Posted 24 December 2002 - 07:56 AM
Living in the provinces, as I do, of course, such delights do not tempt me, but I can dream.
And there are people on this board who admire either Forsythe or Eifman, too!
Posted 24 December 2002 - 08:32 AM
Considering that I originally floated the idea of Eifman doing a ballet on Balanchine as a joke, and now it appears to be in the works, I may have to respectfully decline from answering, as I clearly have the power to bring about great evil with just a thought.
Now where is that ring I had lying around the house?
At least Eifman is passionate in that somewhat entertainingly florid Russian manner. And Forsythe, well, Vertiginous had its moments. But from what I've seen of his later stuff... Of course, the first Forsythe thing I ever saw was a rather amazing full-length Orpheus for the, was it Hamburg already or some other place?
I am going to have to resort to eeny meeny miney moe.
Ok, it's Eifman. Just because I think he can be awful in a more entertaining way than Forsythe. But I am afraid to click that button. Very afraid....
Posted 24 December 2002 - 09:24 AM
The story that Eifman was going to do a ballet for NYCB first appeared in Dancing Times in autumn 2001.
This was later confirmed by Andrei after a trip to Russia. That was when you wrote your very funny suggestion for a libretto.
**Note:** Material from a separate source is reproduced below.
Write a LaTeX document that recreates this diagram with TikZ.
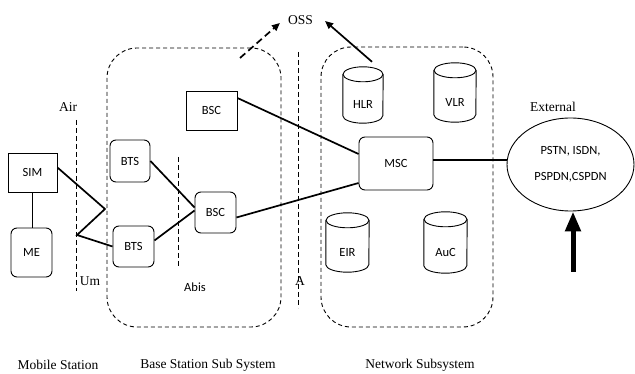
\documentclass[tikz,border=0pt]{standalone}
\usepackage{fontspec}
\setmainfont{Liberation Serif}
\newfontfamily\boxfont{Carlito}
\usetikzlibrary{arrows.meta,shapes.geometric,calc}
\tikzset{
  box/.style={draw, line width=0.9pt, font=\boxfont\fontsize{12.5}{14}\selectfont, inner sep=0pt},
  rbox/.style={box, rounded corners=6pt},
  conn/.style={line width=1.7pt},
  group/.style={draw, dash pattern=on 4pt off 3pt, line width=0.9pt, rounded corners=30pt, inner sep=0pt},
  divider/.style={dash pattern=on 5pt off 3pt, line width=0.9pt},
  serif/.style={font=\fontsize{13.5}{16}\selectfont, inner sep=0pt},
  sanslabel/.style={font=\boxfont\fontsize{12.5}{14}\selectfont, inner sep=0pt},
  cylbox/.style={inner sep=0pt},
  cyltext/.style={font=\boxfont\fontsize{12.5}{14}\selectfont, inner sep=0pt},
  cylline/.style={line width=0.9pt},
  tip/.style={-{Triangle[length=8pt,width=7pt]}},
}
\newcommand\mycyl[3]{%
  \draw[cylline] ([yshift=-#3]#1.north west) -- ([yshift=#3]#1.south west)
     arc[start angle=180,end angle=360,x radius=#2,y radius=#3] -- ([yshift=-#3]#1.north east);
  \draw[cylline] ([yshift=-#3]#1.north) ellipse[x radius=#2,y radius=#3];}
\begin{document}
\begin{tikzpicture}[x=1pt,y=-1pt]
\useasboundingbox (0,0) rectangle (635,374);
% groups
\node[group, minimum width=174pt, minimum height=279pt] (bss) at (194,187.5) {};
\node[group, minimum width=172pt, minimum height=280pt] (nss) at (407,187) {};
% dividers
\draw[divider] (76,120) -- (76,291);
\draw[divider] (178,157) -- (178,267);
\draw[divider] (298,52) -- (298,308);
% interface labels
\node[serif] (air) at (68,107) {Air};
\node[serif] (um) at (90,281) {Um};
\node[sanslabel] (abis) at (195,287) {Abis};
\node[serif] (alab) at (300,281) {A};
\node[serif] (oss) at (300.5,20) {OSS};
\node[serif] (external) at (553,107) {External};
% mobile station
\node[box, minimum width=49pt, minimum height=39pt] (sim) at (32.5,172.5) {SIM};
\node[rbox, minimum width=41pt, minimum height=49pt] (me) at (31.5,252.5) {ME};
% BSS
\node[rbox, minimum width=40pt, minimum height=42pt] (bts1) at (130,161) {BTS};
\node[rbox, minimum width=41pt, minimum height=41pt] (bts2) at (133.5,246.5) {BTS};
\node[box, minimum width=51pt, minimum height=39pt] (bsc1) at (211.5,110.5) {BSC};
\node[rbox, minimum width=41pt, minimum height=41pt] (bsc2) at (215.5,212.5) {BSC};
% NSS
\node[rbox, minimum width=74pt, minimum height=53pt] (msc) at (396,163.5) {MSC};
\node[cylbox, minimum width=40pt, minimum height=56pt, label={[cyltext,yshift=-9.5pt]center:HLR}] (hlr) at (363,95) {};
\node[cylbox, minimum width=42pt, minimum height=59pt, label={[cyltext,yshift=-9.5pt]center:VLR}] (vlr) at (455,92.5) {};
\node[cylbox, minimum width=43pt, minimum height=59pt, label={[cyltext,yshift=-9.5pt]center:EIR}] (eir) at (347.5,242.5) {};
\node[cylbox, minimum width=43pt, minimum height=61pt, label={[cyltext,yshift=-9.5pt]center:AuC}] (auc) at (445.5,242.5) {};
\mycyl{hlr}{20pt}{7.5pt}
\mycyl{vlr}{21pt}{7.5pt}
\mycyl{eir}{21.5pt}{7.5pt}
\mycyl{auc}{21.5pt}{7.5pt}
% external
\node[ellipse, draw, line width=0.9pt, inner sep=0pt, minimum width=127pt, minimum height=93pt,
      align=center, font=\boxfont\fontsize{12.5}{26}\selectfont] (ext) at (570.5,164.5) {PSTN, ISDN,\\PSPDN,CSPDN};
% bottom labels
\node[serif] (ms) at (58,365) {Mobile Station};
\node[serif] (bsslab) at (208,365) {Base Station Sub System};
\node[serif] (nsslab) at (420,365) {Network Subsystem};
% connectors
\coordinate (z1) at (105,209);
\coordinate (z2) at (77,235);
\coordinate (d0) at (240,58);
\coordinate (t0) at (573,272);
\draw[conn] (sim.south) -- (sim.south |- me.north);
\draw[conn] ([yshift=5pt]sim.east) -- (z1) -- (z2) -- (bts2.west);
\draw[conn] (bts1.east) -- ([yshift=5pt]bsc2.west);
\draw[conn] ([yshift=6pt]bts2.east) -- ([yshift=2pt]bsc2.west);
\draw[conn] ([yshift=-5pt]bsc2.east) -- ([yshift=-19.5pt]msc.west);
\draw[conn] ([yshift=12.5pt]bsc1.east) -- ([yshift=9.5pt]msc.west);
\draw[line width=2.3pt] ([yshift=3.5pt]msc.east) -- ([yshift=3.5pt]msc.east -| ext.west);
\draw[line width=5pt, -{Triangle[width=15pt,length=20pt]}] (t0) -- (t0 |- ext.south);
\draw[conn, tip] ([xshift=9pt,yshift=5pt]hlr.north) -- ([xshift=12pt,yshift=-1pt]oss.east);
\draw[conn, tip, dash pattern=on 7pt off 4pt] (d0) -- ([xshift=-8pt,yshift=-3pt]oss.west);
\end{tikzpicture}
\end{document}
Joan Acocella wrote a piece in the New Yorker that mentioned Eifman had been commissioned to do two ballets for NYCB. I don't think she got into specifics.
Were it not for this, I would have placed Forsythe with NYCB and Eifman with ABT in my Ballet Utopia of the Future, but paradigm shifts call for drastic rethinking
(BTW, Manhattnik, I saw that Orpheus. It was for Stuttgart Ballet in the late 1970s. It was an early work, but not so early that you could excuse it as a learning piece. I thought it was absolutely awful, and was surprised when I saw later Forsythe which is, I think, structurally competent -- he can move bodies and he has a command of form. The Orpheus -- reinvented as an Elvis-like rock star, oh, how clever -- was just crass. Part of the audience booed (at the Ken Cen), part cheered, and Forsythe came out for a curtain call doing that cute little thing with his hands that boxers do when they've knocked someone's head off.)
Posted 24 December 2002 - 11:18 AM
Anyway, I voted for Eifman because of his entertainment value--the same reason I still have my tape of NYCB's Swan Lake.
Posted 24 December 2002 - 11:43 AM
Posted 24 December 2002 - 11:49 AM
Manhattnik, I thought the movement for "Orpheus" looked like simplified, coarsened Bausch (whom I actually like). But it was definitely before Forsythe's abstract, "cerebral" period.
Editing to add an afterthought: wonder how Eifman would redo Orpheus?
Posted 25 December 2002 - 12:46 AM
Posted 25 December 2002 - 08:37 AM
Posted 25 December 2002 - 10:10 AM
I'd go to Eifman to practice my Russian out against people in the lobby (I do that when the Kirov comes to town, asking people what the time is and do you know where the bathroom is in my bad Russian) and for those all-bare buttucks nights.
Posted 26 December 2002 - 09:43 AM
The winner is Boris Eifman, the true genius of 21st-century ballet. Sorry, I really love his work for its theatricality, musicality, and emotionality (all the '-ties').